Wenn Glauben nicht alles ist

Geglücktes Regiedebüt: Schauspieler Edward Norton gelang mit «Keeping the Faith» eine leichtfüssige Komödie, die durch gewitzte Dialoge und wunderbare Darsteller zu überzeugen weiss.

 

von Sandro Danilo Spadini

Die Freundschaft zwischen einem Rabbi (Ben Stiller) und einem katholischen Priester (Edward Norton) droht zu zerbrechen, als eine gemeinsame Jugendfreundin (Jenna Elfman) in ihr Leben tritt und beiden den Kopf verdreht. Zugegeben, die Ausgangslage von Edward Nortons Regiedebüt «Keeping the Faith» klingt eher nach einem Klamauk auf unterstem Niveau als nach einer kurzweiligen, angenehm unaufdringlichen Komödie. Wer jedoch die bisherige Vita des Charakterdarstellers etwas gründlicher verfolgt hat, dem dürften jegliche Bedenken dieser Art fremd sein, steht doch der Name Edward Norton seit knapp vier Jahren für Qualitätskino.

Beeindruckende Bilanz

Kurz zur Erinnerung: Norton gab 1996 seinen Hollywood-Einstand als psychopathischer Priestermörder in Gregory Hoblits Gerichtsthriller «Zwielicht» (Oscar-Nominierung Nummer eins). Noch im selben Jahr drehte er mit Woody Allen das Musical «Everyone Says I Love You» und mit Milos Forman, der in «Keeping the Faith» eine kleine Nebenrolle besetzt, «The People vs. Larry Flint». Das 1998 von John Dahl inszenierte Spielerdrama «Rounders» floppte zwar an den Kinokassen, doch Norton glänzte noch im selben Jahr als geläuterter Neonazi in Tony Kayes «American History X» (Oscar-Nominierung Nummer zwei).

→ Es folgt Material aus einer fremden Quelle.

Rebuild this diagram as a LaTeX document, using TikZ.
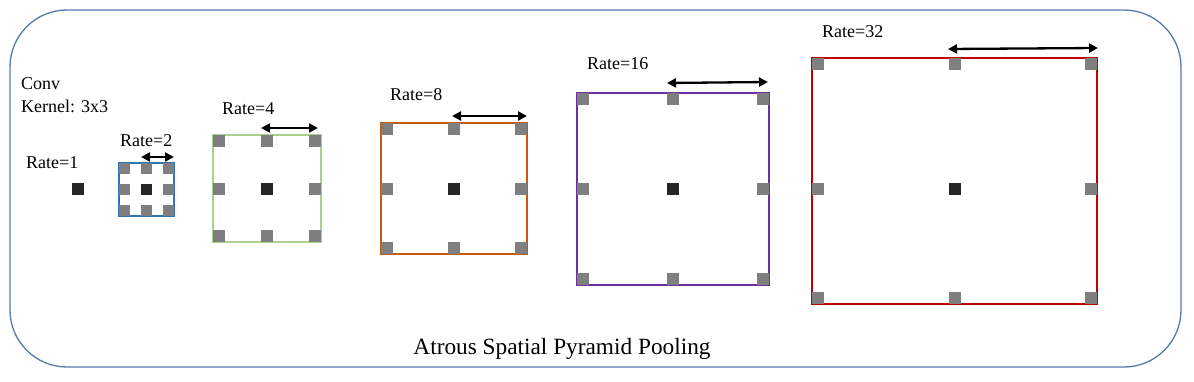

Zuletzt schliesslich verblasste Brad Pitt an Nortons Seite in David Finchers Thriller «Fight Club». Es ist bestimmt nicht übertrieben, Edward Norton als einen der heissesten Newcomer der 90er Jahre zu bezeichnen. Nun wagt sich der Hochgelobte also erstmals hinter die Kamera. Die Zusammenarbeit mit Woody Allen scheint indes seine Spuren hinterlassen zu haben, denn nicht bloss die gewitzten Dialoge, sondern auch die äusserst liebevolle Inszenierung der Stadt New York erinnert stark an Allen. Der Nortonsche Big Apple mutiert mit zunehmender Spieldauer zu einem Star des Films, was sicherlich nicht daran liegt, dass mit Donna Hanover die Ehefrau von New Yorks Bürgermeister Rudolph Giuliani einen Cameo-Auftritt hat. Grosses Geschick bewies Norton auch bei der Besetzung. Dass Ben Stiller nicht nur in derben Komödie zu überzeugen vermag, war bereits bekannt. Als grosse Entdeckung hingegen darf die im Kino noch recht unerfahrene Jenna Elfman bezeichnet werden.

Der neue De Niro?

Was für die drei hervorragend agierenden Hauptdarsteller gilt, darf ohne Bedenken auch auf die Nebenrollen übertragen werden. Altstars wie Ron Rifkin oder Anne Bancroft verleihen «Keeping the Faith» mit ihrem Charisma das gewisse Etwas. Dass Norton den religiösen Konflikt nicht grossartig vertieft, mag ebenso wie die etwas zu lange Spieldauer des Films ein Kritikpunkt sein, doch wird das positive Gesamtbild dadurch nicht allzu sehr getrübt. Schnörkellos inszeniert und gewürzt mit einigen gelungenen Slapstick-Einlagen überzeugt Nortons überraschend altmodischer Erstling in erster Linie durch seinen Wortwitz. Und eines hat «Keeping the Faith» ein weiteres Mal gezeigt: Edward Norton hat definitiv das Zeug zum neuen Robert De Niro.